Agricultural Personnel Management Program
University of California

10/17/00 News Report -- Lincoln (Nebraska) Journal Star


Panel calls for changes in INS program
by Art Hovey

There they stood, all in a row, in Gov. Mike Johanns' flag-draped hearing room: Beef producers, pork producers, meatpackers, Hispanic activists, advocates for immigrant rights.

One by one, representatives of groups that have clashed in the past voiced their united objections to a federal crackdown on illegal workers in Nebraska meatpacking plants and their support for friendlier immigration rules.

Lt. Gov. Dave Maurstad and a 25-member task force revealed 14 recommendations Monday for resolving criticism of Operation Vanguard, the Immigration and Naturalization Service's controversial effort to weed out illegal workers through checks of federal records.

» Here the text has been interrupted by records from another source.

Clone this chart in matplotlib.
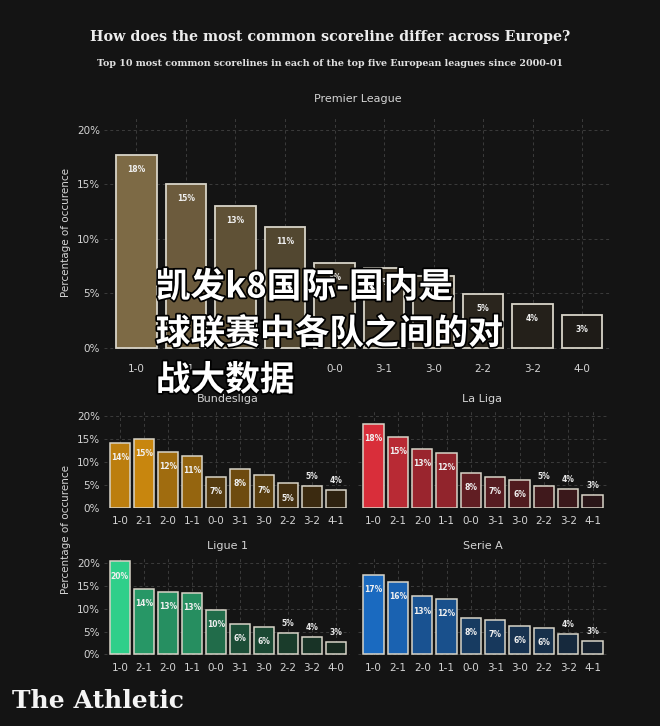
import numpy as np
import matplotlib
matplotlib.use("Agg")
import matplotlib.pyplot as plt
import matplotlib.patheffects as pe
from matplotlib.colors import to_rgb

BG = "#141414"
GRID = "#3c3c3c"
TXT = "#d4d4d4"

# data (percent of matches)
pl_scores = ["1-0", "2-1", "2-0", "1-1", "0-0", "3-1", "3-0", "2-2", "3-2", "4-0"]
pl_values = [17.7, 15.0, 13.0, 11.1, 7.8, 7.3, 6.6, 4.9, 4.0, 3.0]
pl_labels = [18, 15, 13, 11, 8, 7, 7, 5, 4, 3]

bl_scores = ["1-0", "2-1", "2-0", "1-1", "0-0", "3-1", "3-0", "2-2", "3-2", "4-1"]
bl_values = [14.1, 15.0, 12.1, 11.3, 6.6, 8.4, 7.0, 5.25, 4.7, 3.75]
bl_labels = [14, 15, 12, 11, 7, 8, 7, 5, 5, 4]

ll_scores = ["1-0", "2-1", "2-0", "1-1", "0-0", "3-1", "3-0", "2-2", "3-2", "4-1"]
ll_values = [18.3, 15.4, 12.7, 11.9, 7.6, 6.6, 6.1, 4.7, 4.1, 2.7]
ll_labels = [18, 15, 13, 12, 8, 7, 6, 5, 4, 3]

l1_scores = ["1-0", "2-1", "2-0", "1-1", "0-0", "3-1", "3-0", "2-2", "3-2", "4-0"]
l1_values = [20.4, 14.4, 13.6, 13.5, 9.8, 6.6, 6.0, 4.7, 3.8, 2.7]
l1_labels = [20, 14, 13, 13, 10, 6, 6, 5, 4, 3]

sa_scores = ["1-0", "2-1", "2-0", "1-1", "0-0", "3-1", "3-0", "2-2", "3-2", "4-1"]
sa_values = [17.4, 15.9, 12.7, 12.2, 8.0, 7.5, 6.3, 5.8, 4.4, 2.9]
sa_labels = [17, 16, 13, 12, 8, 7, 6, 6, 4, 3]

plt.rcParams["font.family"] = ["DejaVu Sans"]

fig = plt.figure(figsize=(6.6, 7.26), dpi=100, facecolor=BG)


def shade(lo, hi, values):
    lo, hi = np.array(to_rgb(lo)), np.array(to_rgb(hi))
    v = np.array(values)
    t = (v - v.min()) / (v.max() - v.min())
    return [tuple(lo + (hi - lo) * x) for x in t]


def panel(rect, title, scores, values, labels, lo, hi, big=False, yticks=True):
    ax = fig.add_axes(rect, facecolor=BG)
    x = np.arange(len(scores))
    ax.bar(x, values, width=0.82 if big else 0.84, color=shade(lo, hi, values),
           edgecolor="#d8d4c8", linewidth=1.3 if big else 1.1, zorder=3)
    for xi, v, lab in zip(x, values, labels):
        if v < 5 and not big:
            ax.annotate(f"{lab}%", (xi, v), xytext=(0, 7), textcoords="offset points",
                        ha="center", va="center", color="#e8e8e8", fontsize=5.5,
                        fontweight="bold", zorder=4)
        else:
            ax.annotate(f"{lab}%", (xi, v), xytext=(0, -10.5), textcoords="offset points",
                        ha="center", va="center", color="#f0f0f0", fontsize=5.5,
                        fontweight="bold", zorder=4)
    ax.set_xlim(-0.65, 9.6)
    ax.set_ylim(-0.15, 21.2)
    ax.set_yticks([0, 5, 10, 15, 20])
    if yticks:
        ax.set_yticklabels(["0%", "5%", "10%", "15%", "20%"])
    else:
        ax.set_yticklabels([])
    ax.set_xticks(x)
    ax.set_xticklabels(scores)
    ax.tick_params(length=0, colors=TXT, labelsize=7.5)
    ax.tick_params(axis="x", pad=11 if big else 5.5)
    ax.tick_params(axis="y", pad=3)
    for s in ax.spines.values():
        s.set_visible(False)
    ax.grid(True, color=GRID, linestyle=(0, (3, 3)), linewidth=0.7, zorder=0)
    ax.set_title(title, color=TXT, fontsize=8, pad=11 if big else 6)
    return ax


panel([0.158, 0.519, 0.769, 0.320], "Premier League", pl_scores, pl_values, pl_labels,
      "#1e1b17", "#7d6a45", big=True)
panel([0.158, 0.300, 0.373, 0.1347], "Bundesliga", bl_scores, bl_values, bl_labels,
      "#2e2210", "#c8860e")
panel([0.542, 0.300, 0.378, 0.1347], "La Liga", ll_scores, ll_values, ll_labels,
      "#2a1618", "#d92e3a", yticks=False)
panel([0.158, 0.0978, 0.373, 0.1339], "Ligue 1", l1_scores, l1_values, l1_labels,
      "#17291f", "#2fcf8a")
panel([0.542, 0.0978, 0.378, 0.1339], "Serie A", sa_scores, sa_values, sa_labels,
      "#16212e", "#1a6ac0", yticks=False)

fig.text(0.1, 0.68, "Percentage of occurence", rotation=90, ha="center", va="center",
         color=TXT, fontsize=7.5)
fig.text(0.1, 0.27, "Percentage of occurence", rotation=90, ha="center", va="center",
         color=TXT, fontsize=7.5)

fig.text(0.5, 0.949, "How does the most common scoreline differ across Europe?",
         ha="center", va="center", color="#ececec", fontsize=10.3,
         fontweight="bold", family="DejaVu Serif")
fig.text(0.5, 0.913, "Top 10 most common scorelines in each of the top five European leagues since 2000-01",
         ha="center", va="center", color="#e0e0e0", fontsize=6.8,
         fontweight="bold", family="DejaVu Serif")

fig.text(0.018, 0.035, "The Athletic", ha="left", va="center", color="#f4f4f4",
         fontsize=18, fontweight="bold", family="DejaVu Serif")

# overlaid caption
wm = ["凯发k8国际-国内是", "球联赛中各队之间的对", "战大数据"]
for i, line in enumerate(wm):
    t = fig.text(0.236, 1 - (287 + i * 46.5) / 726, line, ha="left", va="center",
                 color="white", fontsize=25, fontweight="heavy",
                 family=["Noto Sans CJK SC", "DejaVu Sans"], zorder=10)
    t.set_path_effects([pe.withStroke(linewidth=2.5, foreground="black")])

fig.savefig("out.png", dpi=100, facecolor=BG)
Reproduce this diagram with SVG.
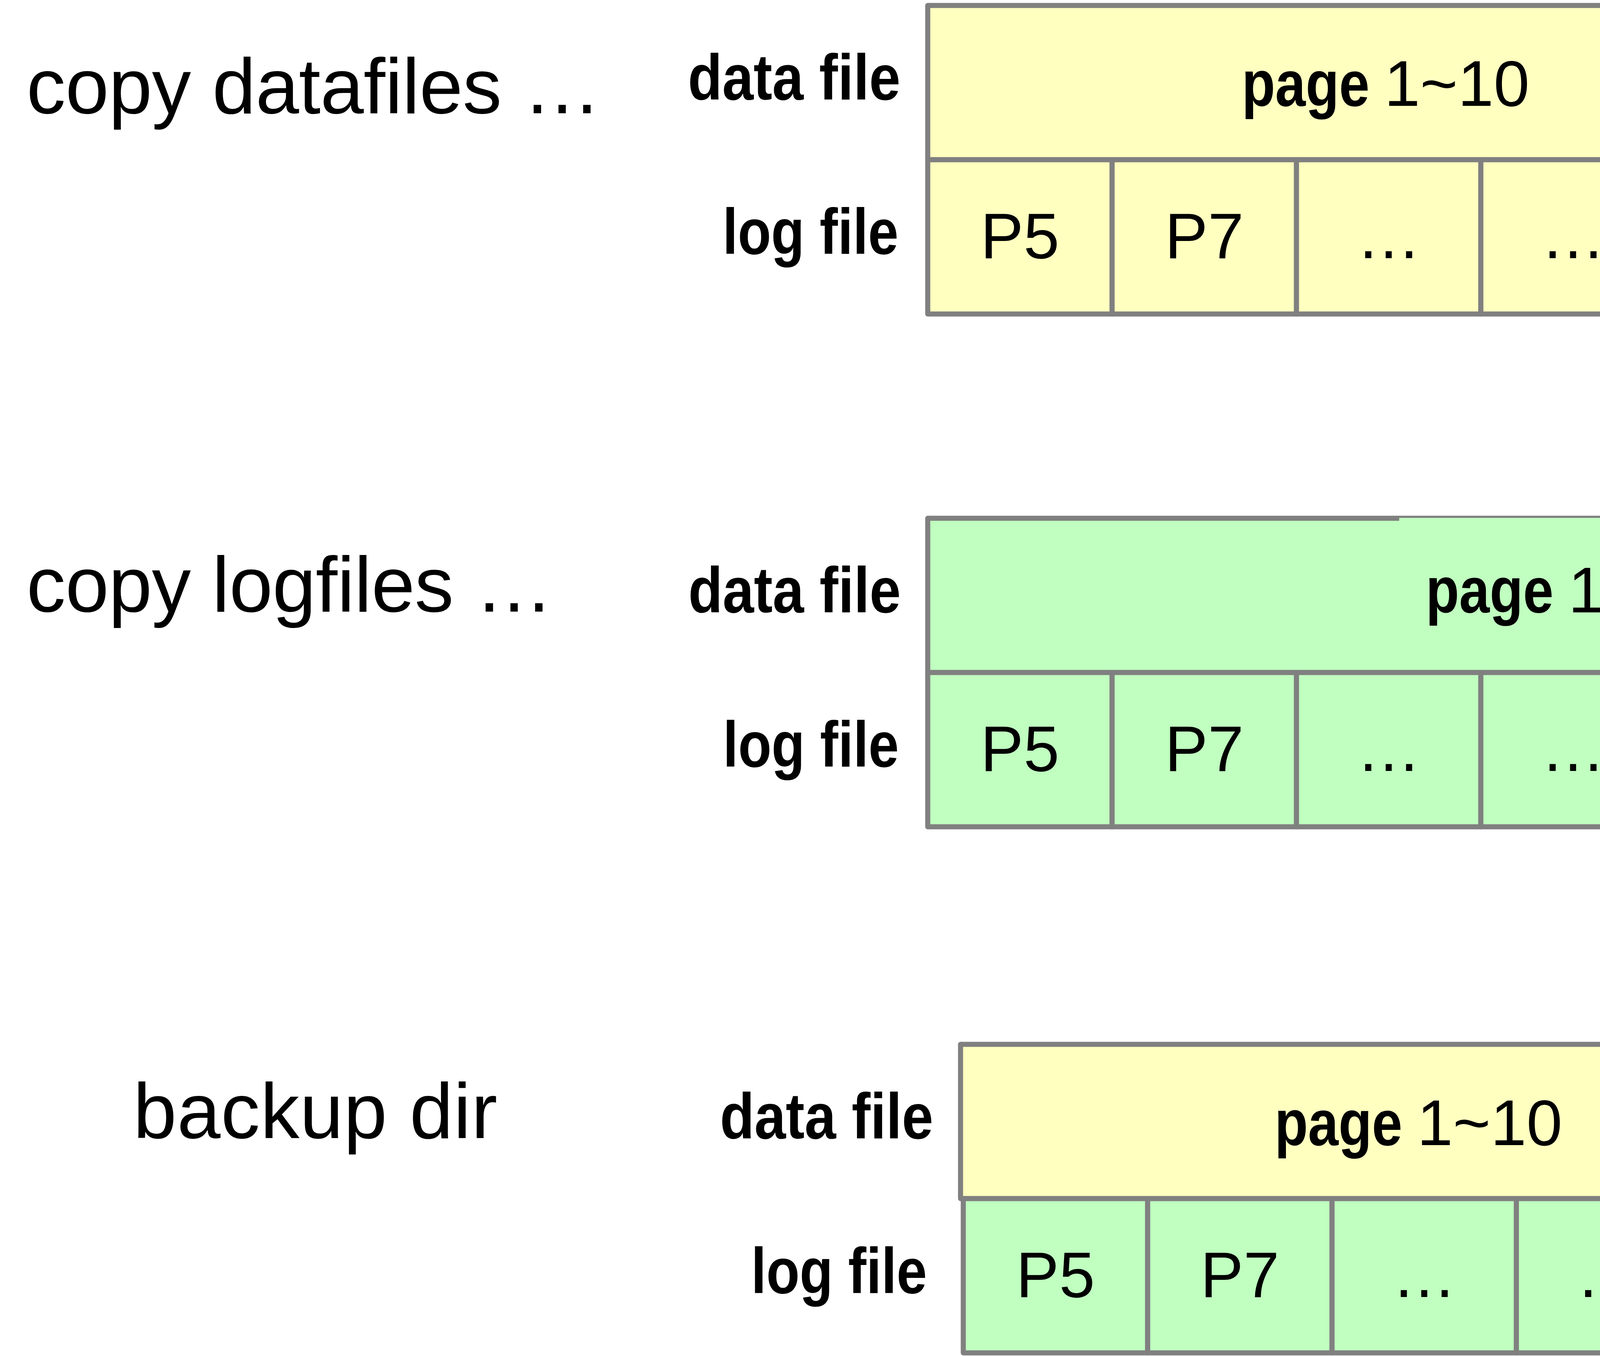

"I presented the report to the governor this morning," Maurstad said, "so he now has it to review."

Task force members also offered their diverse reasons behind the recommendations, a year in the making:

Because Nebraska needs to find an acceptable way to add to its labor force, said former IBP meatpacking executive Dale Tinstman of Lincoln.

Because the INS stepped over the enforcement line with Operation Vanguard, said Lourdes Gouveia, a sociologist at the University of Nebraska at Omaha.

Because the state was unfairly singled out for workplace disruptions that hurt the agricultural economy, said Arlington beef producer Paul Ruwe.

"The problem is nothing new," Tinstman said. "We just don't have enough people in Nebraska and Iowa to process the food we raise."

But Gouveia said it's not quite that simple. "From the point of view of the government and industry, this is primarily a labor issue," she said, "but it doesn't end there."

She cited workers' right to privacy and a blurring of the lines that should separate federal, state and local law-enforcement roles as examples of concerns that go beyond pocketbooks and perceptions of a worker shortage in the state.

Immigration attorney Milo Mumgaard of Lincoln was quick to underscore the disruptive impact of a 1998 INS pilot program that was supposed to replace packing plant raids with a diligent electronic search for discrepancies between payroll and federal records. Instead, workers fled work settings to avoid INS contact.

He called it "a dragnet over 27,000 people in the state, dozens of communities in the state."

Maurstad said he worked hard to produce a consensus on all 14 recommendations, and Omaha businessman Virgil Armendariz Jr. urged that "something more than just a study gets done with this."

But Gouveia warned there may be limits to the seeming unity among task force members and signs of disunity could emerge about as quickly as various levels of government try to settle on changes in immigration policy.

"We need to be careful not to fall into any sinister tradeoffs," Gouveia said.

Past wage and working-condition exploitations of workers, through such strategies as "guest worker" programs, must not be repeated, she said.

Task force member Kevin Ruser, a law professor at the University of Nebraska-Lincoln, agreed. "I think about the things that caused Cesar Chavez and his folks to organize in the early 1960s, and I worry about some of those things," he said.

In other comments after the task force's press conference, Mumgaard said unity might last longer if new meatpacking workers are dealt with fairly and responsibly. To him, that means "jobs that pay a decent wage, that have decent working conditions, that are jobs that have benefits or a community that knows how it's going to provide those benefits."

Noticeably not in attendance in Lincoln Monday were representatives of the Omaha-based INS, who had served in an advisory role. Asked to explain their absence, INS District Director Jerry Heinauer replied: "We were not a voting member. I don't think it was anything more than that."

Heinauer said that absence should not be viewed as either total agreement with task force findings or as a retreat from the objective of a stable, legal work force.

"We believe very strongly that, if Operation Vanguard had been allowed to continue, it would have been an incredible success in terms of efficiencies, in terms of impact on employers and to communities and to employees. We think it made an awful lot of sense."

How about amnesty, one of the task force's recommendations?

"Our position," said Heinauer, "is that it would be contrary to our nation, which is a nation of laws, for us to adopt a hands-off, sort of a sanctuary policy, which is sort of being espoused in these recommendations."

For now, Operation Vanguard remains in the same status it has held for months -- under review by INS Commissioner Doris Meissner in Washington, D.C.

"It's unfortunate," Heinauer said, "that we're unable to go to a second and third phase of Vanguard -- which would have had us going back to the plants on a couple of occasions."

Meanwhile, United Food and Commercial Workers, a prominent union presence in meatpacking plants, weighed in with a news release saying "Nebraska Governor Mike Johanns called (Monday) for amnesty for undocumented workers."

Johanns spokesman Chris Peterson called that "factually incorrect," and Maurstad, addressing the amnesty idea at the earlier press conference, said the governor "would probably be reluctant" to endorse that part of the task force's recommendations.